Понятно, что если организация создается с нуля, то SWOT будет очень условный. По крайней мере, в том, что касается сильных и слабых сторон. Потому что материальных и нематериальных ресурсов на старте немного, уровень своей экспертизы тоже определить сложно, а уж внешние люди пока ничего не думают про ваши силу и слабость и ни на что еще не жалуются в вашей работе. А вот ответы на вопросы, типа «чего бы вам самим хотелось избегать в работе» или «что мы делаем плохо по сравнению с другими», наверное, уже можно сформулировать.

Зато с оценкой внешних факторов проблем быть не должно: легко определить то, что может способствовать работе, а также те риски, которые находятся вне вашего контроля, но их все равно надо учитывать.

Мы SWOT делали, если я правильно помню, первый раз во время разработки коммуникационной стратегии – еще до официальной регистрации даже, а в ходе подготовки запуска. А потом – уже через полгода или девять месяцев после создания, когда можно было оценить хоть какие-то первые результаты и сложить более объективную картину.

После того как свое место на карте найдено, желательно еще раз уточнить для себя целевую аудиторию, то есть четко понять, кому мы хотим помочь и чем, что именно получат эти люди. Собственно, отчасти это упражнение уже выполнено при формулировании миссии, но не лишним является некоторое уточнение.

У нас с этим неожиданно возникли некоторые сложности. Казалось бы, слепоглухие – вот она группа подопечных, определение сделали, перепись запустили, все понятно. Но начались нюансы.

Во-первых, мы решили посмотреть на контингент в динамике. И поняли, что расслабляться рано. Те люди, которые попали в базу по итогам первой волны переписи, были наиболее активными слепоглухими или просто имели очень неравнодушных родственников. Но за бортом оказалось довольно большое количество пожилых людей, которым никто нарушения слуха и зрения специально не диагностировал – ни в семье, ни в домах для престарелых и инвалидов, ни в психоневрологических интернатах.

Значительное количество людей из-за плохого слуха или зрения попадали в категорию «слабоумных» и, соответственно, становились жертвами системы, которая не очень благосклонна пока к ментальным нарушениям. Нам рассказывали страшные истории о том, как слепоглухие умирали в 1990-е от голода, потому что не видели своих порций – их просто съедали другие жители интернатов.

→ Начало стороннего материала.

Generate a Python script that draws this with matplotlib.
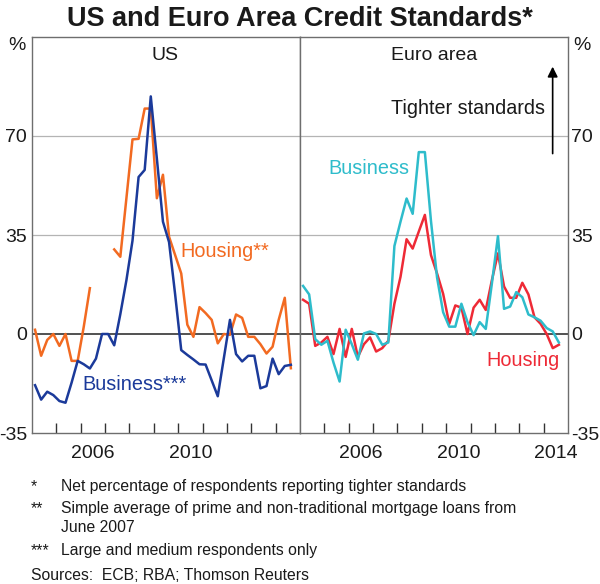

Но эволюция контингента в сторону «ментальщиков» шла и как вполне объективный процесс – среди слепоглухих росло число недоношенных детей с тяжелыми множественными нарушениями развития (ТМНР), в том числе органическими поражениями головного мозга. И работать с этой категорией, доля которой в общей популяции с годами только увеличивается в силу смены поколений, – это отдельный вызов для педагогики и социальной реабилитации. Это вам уже не слепоглухие 1960-х годов в массе своей с сохранным интеллектом и лишь периферическим нарушением нервной системы вследствие какой-нибудь краснухи или менингита. И тут нам надо было найти инструменты и для «уходящей» части контингента – пожилых слепоглухих людей, заставших советское время и помнящих о той системе, и для «новичков» – тех, у кого слепоглухота вызвана осложнениями из-за естественного старения, и растущей массы тех, кому никогда не выйти на уровень высшего образования, но можно дать минимальные навыки социализации.